Be careful not to leave a space between the q or qq and the left parenthesis; if you do, the Perl interpreter will assume that the space character, not the (, is the delimiter

qw, defined in Perl 5, provides a convenient way of breaking a string into words. The following statements are equivalent:

@words = qw/this is a list of words/;

@words = split(' ', q/this is a list of words/);

In each case, @words is assigned the list

("this", "is", "a", "list", "of", "words")

qw supports any alternative string delimiter supported by q and qq.

Defining Strings Using <<

You can use << (two left angle brackets) to indicate the beginning of a string. This string continues until the next blank line. The following is an example:

$longstring = <<

Here is the first part of the string.

Here is the last part of the string.



# here is the next statement

This example defines a string consisting of the two input lines

Here is the first part of the string.

Here is the last part of the string.

and assigns it to $longstring. The newline characters are included as part of the string.
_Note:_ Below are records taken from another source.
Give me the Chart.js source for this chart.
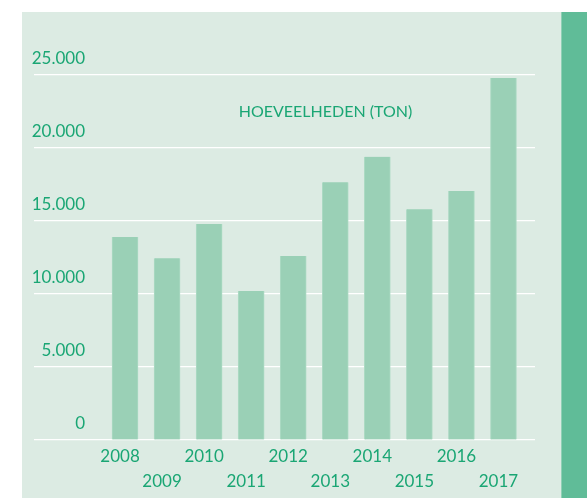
<!DOCTYPE html>
<html lang="nl">

<head>
    <meta charset="UTF-8">
    <title>Hoeveelheden (ton)</title>
    <style>
        html,
        body {
            margin: 0;
            width: 587px;
            height: 498px;
            background: #ffffff;
            overflow: hidden;
        }

        #panel {
            position: absolute;
            left: 22px;
            top: 12px;
            width: 539px;
            height: 486px;
            background: #dcebe3;
        }

        #strip {
            position: absolute;
            left: 561px;
            top: 12px;
            width: 26px;
            height: 486px;
            background: #60bc98;
            border-left: 1px solid #8fd0b5;
            box-sizing: border-box;
        }

        #canvas {
            position: absolute;
            left: 0;
            top: 0;
        }
    </style>
</head>

<body>
    <div id="panel"></div>
    <div id="strip"></div>
    <canvas id="canvas" width="587" height="498"></canvas>

    <script src="https://cdn.jsdelivr.net/npm/chart.js@4.4.0/dist/chart.umd.min.js"></script>

    <script>
        const years = [2008, 2009, 2010, 2011, 2012, 2013, 2014, 2015, 2016, 2017];
        const tons = [13900, 12450, 14800, 10200, 12600, 17650, 19400, 15800, 17050, 24800];
        const yTicks = [0, 5000, 10000, 15000, 20000, 25000];
        const chartTitle = 'HOEVEELHEDEN (TON)';

        const green = '#1aa674';
        const font = 'Lato, "Open Sans", sans-serif';

        // title sits inside the plot, between the two top gridlines
        const innerTitle = {
            id: 'innerTitle',
            afterDatasetsDraw(chart) {
                const { ctx, chartArea, scales } = chart;
                ctx.save();
                ctx.font = '16px ' + font;
                ctx.fillStyle = green;
                ctx.textAlign = 'center';
                ctx.textBaseline = 'middle';
                const y = scales.y.getPixelForValue((yTicks[yTicks.length - 1] + yTicks[yTicks.length - 2]) / 2);
                ctx.fillText(chartTitle, (chartArea.left + chartArea.right) / 2 + 6, y);
                ctx.restore();
            }
        };

        new Chart(document.querySelector('#canvas'), {
            type: 'bar',
            data: {
                datasets: [{
                    label: chartTitle,
                    data: years.map((yr, i) => ({ x: yr, y: tons[i] })),
                    backgroundColor: 'rgb(154, 208, 182)',
                    borderColor: 'rgb(172, 218, 196)',
                    borderWidth: { left: 1, right: 1, top: 0, bottom: 0 },
                    borderSkipped: false,
                    barThickness: 26
                }]
            },
            options: {
                responsive: false,
                animation: false,
                maintainAspectRatio: false,
                devicePixelRatio: 1,
                layout: {
                    padding: { left: 20, right: 52, top: 75, bottom: 0 }
                },
                plugins: {
                    legend: { display: false },
                    tooltip: { enabled: false }
                },
                scales: {
                    x: {
                        type: 'linear',
                        offset: false,
                        min: 2007.5,
                        max: 2017.75,
                        afterBuildTicks: (s) => { s.ticks = years.map(v => ({ value: v })); },
                        grid: { display: false, drawTicks: false },
                        border: { display: false },
                        ticks: {
                            autoSkip: false,
                            maxRotation: 0,
                            padding: 4,
                            labelOffset: -5,
                            color: green,
                            font: { family: font, size: 17, lineHeight: '25px' },
                            // staggered labels: odd years drop to a second row
                            callback: (v, i) => (i % 2 === 0 ? String(v) : ['', String(v)])
                        }
                    },
                    y: {
                        min: 0,
                        max: 25000,
                        afterBuildTicks: (s) => { s.ticks = yTicks.map(v => ({ value: v })); },
                        // ticks run under the labels, so the lines start left of the plot
                        afterFit: (s) => { s.width = 84; },
                        grid: { color: '#ffffff', lineWidth: 1.2, tickLength: 70, tickColor: '#ffffff' },
                        border: { display: false },
                        ticks: {
                            padding: -51,
                            labelOffset: -16,
                            color: green,
                            font: { family: font, size: 17 },
                            callback: (v) => v.toLocaleString('nl-NL')
                        }
                    }
                }
            },
            plugins: [innerTitle]
        });
    </script>
</body>

</html>
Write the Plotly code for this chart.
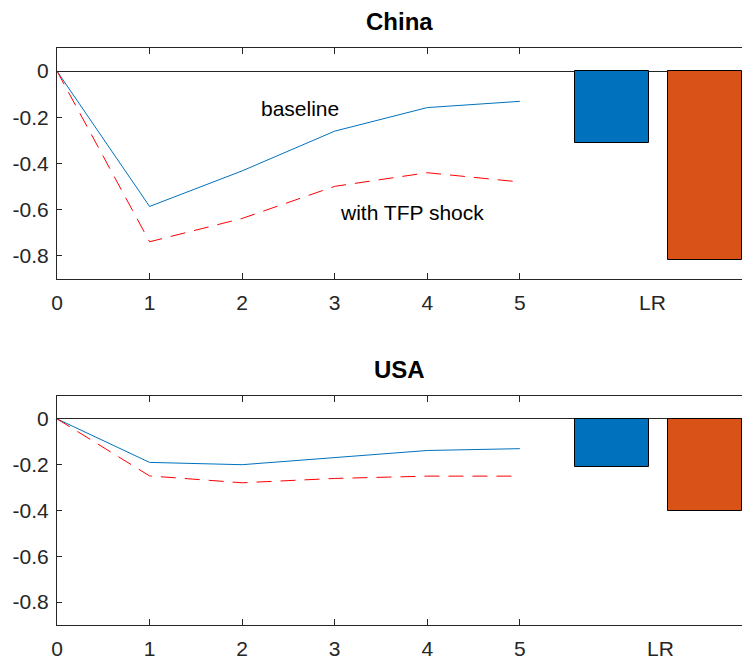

You can specify the characters that indicate "end of string" by including them after the <<. For example:

$longstring = <<END

Here is the first part of the string.

Here is the last part of the string.

END

# here is the next statement.

Here, END indicates the end of the string.

You can enclose the end-of-string characters in either single or double quotation marks. Single-quoted end-of-string characters behave like normal end-of-string characters:

$longstring = <<'END'

Here is the first part of the string.

Here is the last part of the string.

END

# here is the next statement

Double-quoted end-of-string characters are searched for variable names, which are replaced by their values if found.

$endchars = "END";

$longstring = <<"$endchars"

Here is the first part of the string.

Here is the last part of the string.

END

# here is the next statement

Here, $endchars is replaced by its value, END, which is used to indicate the end of the string.

A string created using << can be used wherever a string is expected. For example, the statement

print <<END

Hello there!

This is a test!

END

writes the following to the standard output file:

Hello there!

This is a test!

(This is one place where omitting the parentheses when you pass an argument to a function becomes useful.)

You can use the x operator to write a string more than once:

print <<END x 2

Hello there!

END

This sends the following to the standard output file:

Hello there!

Hello there!

You can supply more than one << at a time. If you do, they are processed in the order in which they are received. For example, the statement

$longstring = <<END1 <<END2

This is the first part.

END1

This is the second part.

END2

assigns the following (including the trailing newlines) to $longstring:

This is the first part.

This is the second part.

DON'T leave a space between the << and the end-of-string characters. (If you do, the Perl interpreter will terminate the string when it sees the next blank line.)
DON'T put anything else in the line containing the end-of-string characters.

Special Internal Values

Perl defines three special internal values your program can use: __LINE__, __FILE__, and __END__.

__LINE__ and __FILE__ contain, respectively, the current line number and current filename of the program you are running. These are the values that die and warn use when printing the line number and filename on which an error or a warning occurs.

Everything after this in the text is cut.